Devotas de la familia o de la fe. Así fue hasta que, poco a poco, fueron ganando espacios y recobrando autonomía. Los derechos de las mujeres, el derecho al voto, a ejercer el control de sus cuerpos y de sus finanzas, son recientes. La libertad de las mujeres en las sociedades occidentales es excepcional, en términos temporales y geográficos. Apenas una centuria de libertad y muchos territorios aún por conquistar. Por eso resulta tan extraño el avance de una ola reaccionaria de añoranza, siendo tan poco, y tan malo, lo que se puede añorar.
Las mujeres nacidas y crecidas a finales del siglo XX habíamos interiorizado la libertad. Dábamos por entendido que debíamos ser tenidas por personas independientes, valiosas y capaces, trabajadoras, con tanto derecho a cumplir nuestros deseos y ambiciones como los hombres. Tan convencidas estábamos de ello que, para demostrarlo, más que mujeres fuimos supermujeres. Lo conseguido se lo debemos en su mayor parte a las generaciones precedentes, a madres y abuelas, que mientras te instruían en las labores del hogar, te enseñaban a preparar un cocido y hacer un zurcido, te repetían, machaconamente, que estudiaras, que te procuraras una carrera o en un oficio, para que el día de mañana nadie te avergonzara y no tuvieras que rendir cuentas a nadie.
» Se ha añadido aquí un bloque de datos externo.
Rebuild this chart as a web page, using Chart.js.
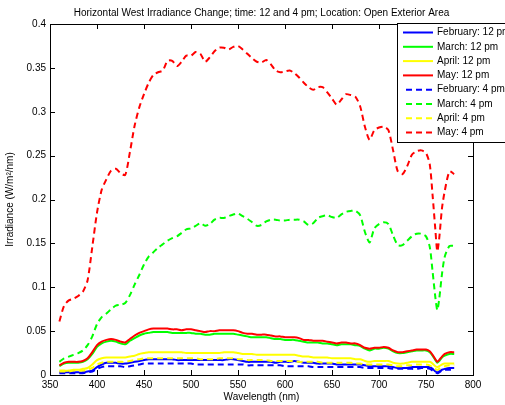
<!DOCTYPE html>
<html>
<head>
<meta charset="utf-8">
<script src="https://cdn.jsdelivr.net/npm/chart.js@4.4.0/dist/chart.umd.min.js"></script>
<style>
  body { margin: 0; background: #fff; }
  #wrap { width: 505px; height: 405px; }
</style>
</head>
<body>
<div id="wrap"><canvas id="myChart" width="505" height="405"></canvas></div>
<script>
// wavelengths (nm), shared by every series
const wavelengths = [
  360, 365, 370, 375, 380, 385, 390, 395, 400, 405,
  410, 415, 420, 425, 430, 435, 440, 445, 450, 455,
  460, 465, 470, 475, 480, 485, 490, 495, 500, 505,
  510, 515, 520, 525, 530, 535, 540, 545, 550, 555,
  560, 565, 570, 575, 580, 585, 590, 595, 600, 605,
  610, 615, 620, 625, 630, 635, 640, 645, 650, 655,
  660, 665, 670, 675, 680, 685, 690, 695, 700, 705,
  710, 715, 720, 725, 730, 735, 740, 745, 750, 754,
  757, 760, 762, 764, 767, 770, 775, 780
];

const febNoon = [
  0.003, 0.003, 0.003, 0.003, 0.003, 0.003, 0.004, 0.005, 0.009, 0.012,
  0.014, 0.014, 0.014, 0.013, 0.013, 0.014, 0.015, 0.016, 0.017, 0.018,
  0.018, 0.018, 0.018, 0.018, 0.018, 0.017, 0.017, 0.017, 0.017, 0.017,
  0.017, 0.017, 0.017, 0.017, 0.017, 0.017, 0.018, 0.018, 0.017, 0.016,
  0.015, 0.015, 0.015, 0.015, 0.015, 0.015, 0.014, 0.015, 0.015, 0.015,
  0.016, 0.015, 0.014, 0.014, 0.014, 0.013, 0.013, 0.013, 0.013, 0.012,
  0.012, 0.012, 0.012, 0.012, 0.012, 0.011, 0.010, 0.010, 0.010, 0.010,
  0.010, 0.009, 0.008, 0.008, 0.008, 0.009, 0.009, 0.009, 0.009, 0.009,
  0.007, 0.004, 0.003, 0.004, 0.006, 0.007, 0.008, 0.008
];
const marNoon = [
  0.010, 0.013, 0.014, 0.014, 0.014, 0.015, 0.018, 0.024, 0.032, 0.036,
  0.038, 0.039, 0.038, 0.036, 0.035, 0.039, 0.042, 0.045, 0.047, 0.048,
  0.049, 0.049, 0.049, 0.049, 0.048, 0.048, 0.048, 0.048, 0.048, 0.047,
  0.047, 0.046, 0.046, 0.047, 0.047, 0.047, 0.047, 0.047, 0.046, 0.045,
  0.044, 0.043, 0.043, 0.043, 0.043, 0.042, 0.041, 0.041, 0.040, 0.040,
  0.040, 0.039, 0.038, 0.037, 0.037, 0.037, 0.036, 0.036, 0.035, 0.034,
  0.035, 0.035, 0.035, 0.034, 0.033, 0.030, 0.028, 0.030, 0.030, 0.031,
  0.030, 0.027, 0.025, 0.025, 0.026, 0.027, 0.028, 0.028, 0.028, 0.026,
  0.022, 0.017, 0.014, 0.016, 0.020, 0.022, 0.024, 0.024
];
const aprNoon = [
  0.005, 0.005, 0.005, 0.006, 0.006, 0.007, 0.008, 0.012, 0.017, 0.019,
  0.020, 0.020, 0.020, 0.020, 0.020, 0.021, 0.022, 0.024, 0.025, 0.026,
  0.026, 0.026, 0.026, 0.026, 0.026, 0.026, 0.026, 0.025, 0.025, 0.025,
  0.025, 0.025, 0.025, 0.025, 0.025, 0.026, 0.026, 0.026, 0.025, 0.024,
  0.024, 0.024, 0.023, 0.023, 0.023, 0.023, 0.023, 0.023, 0.023, 0.023,
  0.023, 0.022, 0.021, 0.021, 0.020, 0.020, 0.020, 0.020, 0.019, 0.019,
  0.019, 0.019, 0.019, 0.018, 0.018, 0.016, 0.015, 0.016, 0.016, 0.016,
  0.016, 0.014, 0.013, 0.013, 0.014, 0.015, 0.015, 0.015, 0.015, 0.015,
  0.013, 0.010, 0.009, 0.010, 0.012, 0.013, 0.013, 0.013
];
const mayNoon = [
  0.011, 0.014, 0.015, 0.015, 0.015, 0.016, 0.019, 0.026, 0.034, 0.038,
  0.040, 0.041, 0.040, 0.038, 0.037, 0.041, 0.045, 0.048, 0.050, 0.052,
  0.053, 0.053, 0.053, 0.053, 0.052, 0.052, 0.051, 0.052, 0.052, 0.051,
  0.050, 0.049, 0.050, 0.050, 0.051, 0.051, 0.051, 0.051, 0.050, 0.048,
  0.047, 0.047, 0.046, 0.046, 0.046, 0.045, 0.044, 0.044, 0.043, 0.043,
  0.043, 0.042, 0.040, 0.040, 0.039, 0.039, 0.039, 0.038, 0.037, 0.036,
  0.037, 0.037, 0.036, 0.036, 0.034, 0.031, 0.030, 0.031, 0.031, 0.032,
  0.031, 0.028, 0.026, 0.026, 0.027, 0.028, 0.029, 0.029, 0.029, 0.027,
  0.023, 0.018, 0.015, 0.017, 0.021, 0.024, 0.026, 0.026
];
const febPM = [
  0.002, 0.002, 0.002, 0.002, 0.002, 0.002, 0.003, 0.004, 0.007, 0.009,
  0.010, 0.010, 0.010, 0.010, 0.009, 0.010, 0.011, 0.012, 0.013, 0.013,
  0.013, 0.013, 0.013, 0.013, 0.013, 0.013, 0.013, 0.013, 0.013, 0.012,
  0.012, 0.012, 0.012, 0.012, 0.012, 0.012, 0.012, 0.012, 0.012, 0.012,
  0.011, 0.011, 0.011, 0.011, 0.011, 0.011, 0.011, 0.011, 0.010, 0.010,
  0.010, 0.010, 0.010, 0.010, 0.009, 0.009, 0.009, 0.009, 0.009, 0.009,
  0.009, 0.009, 0.009, 0.009, 0.009, 0.008, 0.008, 0.008, 0.008, 0.008,
  0.008, 0.007, 0.007, 0.007, 0.007, 0.007, 0.007, 0.008, 0.008, 0.007,
  0.005, 0.003, 0.002, 0.003, 0.005, 0.006, 0.006, 0.006
];
const marPM = [
  0.015, 0.019, 0.021, 0.023, 0.025, 0.028, 0.034, 0.044, 0.058, 0.066,
  0.070, 0.075, 0.079, 0.080, 0.082, 0.091, 0.103, 0.114, 0.126, 0.135,
  0.140, 0.145, 0.149, 0.153, 0.156, 0.158, 0.162, 0.166, 0.167, 0.170,
  0.173, 0.170, 0.172, 0.177, 0.179, 0.179, 0.181, 0.183, 0.184, 0.181,
  0.178, 0.174, 0.170, 0.171, 0.175, 0.177, 0.177, 0.176, 0.176, 0.177,
  0.177, 0.177, 0.175, 0.171, 0.173, 0.179, 0.181, 0.182, 0.180, 0.179,
  0.183, 0.186, 0.187, 0.187, 0.182, 0.163, 0.151, 0.167, 0.172, 0.174,
  0.172, 0.159, 0.148, 0.148, 0.153, 0.158, 0.161, 0.161, 0.158, 0.146,
  0.118, 0.088, 0.074, 0.086, 0.115, 0.135, 0.147, 0.147
];
const aprPM = [
  0.004, 0.004, 0.004, 0.005, 0.005, 0.005, 0.006, 0.008, 0.012, 0.014,
  0.015, 0.015, 0.015, 0.015, 0.015, 0.016, 0.017, 0.018, 0.019, 0.019,
  0.019, 0.019, 0.019, 0.019, 0.019, 0.019, 0.019, 0.019, 0.019, 0.019,
  0.018, 0.018, 0.018, 0.018, 0.019, 0.019, 0.019, 0.019, 0.018, 0.018,
  0.017, 0.017, 0.017, 0.017, 0.017, 0.016, 0.016, 0.016, 0.016, 0.016,
  0.016, 0.015, 0.015, 0.015, 0.015, 0.015, 0.014, 0.014, 0.014, 0.014,
  0.014, 0.014, 0.014, 0.013, 0.013, 0.012, 0.012, 0.012, 0.012, 0.012,
  0.012, 0.011, 0.010, 0.010, 0.011, 0.011, 0.012, 0.012, 0.012, 0.011,
  0.009, 0.007, 0.006, 0.007, 0.009, 0.010, 0.011, 0.011
];
const mayPM = [
  0.061, 0.079, 0.085, 0.087, 0.090, 0.095, 0.108, 0.146, 0.185, 0.211,
  0.223, 0.233, 0.235, 0.230, 0.228, 0.254, 0.284, 0.305, 0.320, 0.333,
  0.342, 0.345, 0.347, 0.358, 0.358, 0.352, 0.357, 0.364, 0.364, 0.368,
  0.366, 0.357, 0.362, 0.369, 0.373, 0.373, 0.371, 0.374, 0.375, 0.371,
  0.366, 0.361, 0.357, 0.356, 0.359, 0.354, 0.347, 0.345, 0.346, 0.347,
  0.344, 0.339, 0.333, 0.328, 0.325, 0.328, 0.328, 0.322, 0.315, 0.308,
  0.314, 0.320, 0.319, 0.317, 0.306, 0.283, 0.268, 0.279, 0.282, 0.283,
  0.279, 0.256, 0.232, 0.229, 0.238, 0.251, 0.255, 0.256, 0.253, 0.240,
  0.205, 0.165, 0.141, 0.155, 0.190, 0.210, 0.232, 0.229
];

const seriesLabels = [
  "February: 12 pm", "March: 12 pm", "April: 12 pm", "May: 12 pm",
  "February: 4 pm", "March: 4 pm", "April: 4 pm", "May: 4 pm"
];
const seriesValues = [febNoon, marNoon, aprNoon, mayNoon, febPM, marPM, aprPM, mayPM];
const seriesColors = ["#0000ff", "#00ff00", "#ffff00", "#ff0000", "#0000ff", "#00ff00", "#ffff00", "#ff0000"];
const xTicks = [350, 400, 450, 500, 550, 600, 650, 700, 750, 800];
const yTicks = [0, 0.05, 0.1, 0.15, 0.2, 0.25, 0.3, 0.35, 0.4];

const titleText = "Horizontal West Irradiance Change; time: 12 and 4 pm; Location: Open Exterior Area";
const FONT = "'Liberation Sans', Arial, sans-serif";

const datasets = seriesLabels.map((label, i) => ({
  label: label,
  data: wavelengths.map((w, j) => ({ x: w, y: seriesValues[i][j] })),
  borderColor: seriesColors[i],
  backgroundColor: seriesColors[i],
  borderWidth: 2,
  borderDash: i >= 4 ? [6, 4] : [],
  pointRadius: 0,
  tension: 0.25,
  fill: false,
  order: 8 - i, // later series drawn on top, like matlab
}));

// frame, inward ticks, title and legend box
const matlabLook = {
  id: "matlabLook",
  afterDraw(chart) {
    const ctx = chart.ctx;
    const a = chart.chartArea;
    const xs = chart.scales.x, ys = chart.scales.y;
    ctx.save();
    ctx.strokeStyle = "#000";
    ctx.lineWidth = 1;
    ctx.strokeRect(Math.round(a.left) + 0.5, Math.round(a.top) + 0.5,
      Math.round(a.right - a.left), Math.round(a.bottom - a.top));
    const tl = 5;
    ctx.beginPath();
    xTicks.forEach(v => {
      const px = Math.round(xs.getPixelForValue(v)) + 0.5;
      ctx.moveTo(px, a.bottom); ctx.lineTo(px, a.bottom - tl);
      ctx.moveTo(px, a.top); ctx.lineTo(px, a.top + tl);
    });
    yTicks.forEach(v => {
      const py = Math.round(ys.getPixelForValue(v)) + 0.5;
      ctx.moveTo(a.left, py); ctx.lineTo(a.left + tl, py);
      ctx.moveTo(a.right, py); ctx.lineTo(a.right - tl, py);
    });
    ctx.stroke();

    // title
    ctx.fillStyle = "#000";
    ctx.font = "10px " + FONT;
    ctx.textAlign = "center";
    ctx.textBaseline = "middle";
    ctx.fillText(titleText, (a.left + a.right) / 2, 13);

    // legend
    const bx = 397.5, by = 23.5, bw = 120, bh = 119;
    ctx.fillStyle = "#fff";
    ctx.fillRect(bx, by, bw, bh);
    ctx.strokeRect(bx, by, bw, bh);
    ctx.textAlign = "left";
    chart.data.datasets.forEach((ds, i) => {
      const y = 32.5 + i * 14.3;
      ctx.strokeStyle = ds.borderColor;
      ctx.lineWidth = 2;
      ctx.setLineDash(ds.borderDash);
      ctx.beginPath();
      ctx.moveTo(i >= 4 ? 406 : 403, y);
      ctx.lineTo(433, y);
      ctx.stroke();
      ctx.setLineDash([]);
      ctx.fillStyle = "#000";
      ctx.fillText(ds.label, 437, y);
    });
    ctx.restore();
  }
};

new Chart(document.getElementById("myChart"), {
  type: "line",
  data: { datasets: datasets },
  options: {
    responsive: false,
    animation: false,
    devicePixelRatio: 1,
    layout: { padding: { top: 24, right: 32, left: 0, bottom: 0 } },
    plugins: {
      legend: { display: false },
      title: { display: false },
      tooltip: { enabled: false },
    },
    scales: {
      x: {
        type: "linear",
        min: 350,
        max: 800,
        afterFit: s => { s.height = 30; },
        afterBuildTicks: s => { s.ticks = xTicks.map(v => ({ value: v })); },
        grid: { display: false, drawTicks: false },
        border: { display: false },
        ticks: { color: "#000", font: { size: 10, family: FONT }, padding: 4, maxRotation: 0 },
        title: { display: true, text: "Wavelength (nm)", color: "#000",
          font: { size: 10, family: FONT }, padding: { top: 0, bottom: 2 } },
      },
      y: {
        min: 0,
        max: 0.4,
        afterFit: s => { s.width = 50; },
        afterBuildTicks: s => { s.ticks = yTicks.map(v => ({ value: v })); },
        grid: { display: false, drawTicks: false },
        border: { display: false },
        ticks: { color: "#000", font: { size: 10, family: FONT }, padding: 4,
          callback: v => String(Number(v.toFixed(2))) },
        title: { display: true, text: "Irradiance (W/m²/nm)", color: "#000",
          font: { size: 10, family: FONT }, padding: { top: 4, bottom: 0 } },
      },
    },
  },
  plugins: [matlabLook],
});
</script>
</body>
</html>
Ahora las mujeres jóvenes se sienten extrañamente atraídas por los valores hogareños, en el sentido más conservador de la palabra, y por el misticismo, en su acepción más amplia. Unas aspiran a ser reinas de su casa, aunque para ello tengan que ser las súbditas de su marido; las otras se recrean en la espiritualidad y en su estética. Ahí van las tradwives, con la ventana de la cocina abierta de par en par a las redes sociales, y allá las nuevas místicas, creadoras de contenidos culturales fascinadas por las múltiples formas de la religiosidad.
No sucede lo mismo con los varones, que siguen a lo suyo. Ellas, mientras, se distraen con lo de ellos o se distraen de ellas mismas, intentando trascender las severidades terrenales. Tras el último empujón feminista, con la ola rompiendo en la otra orilla. Felices sumisas, unas y otras.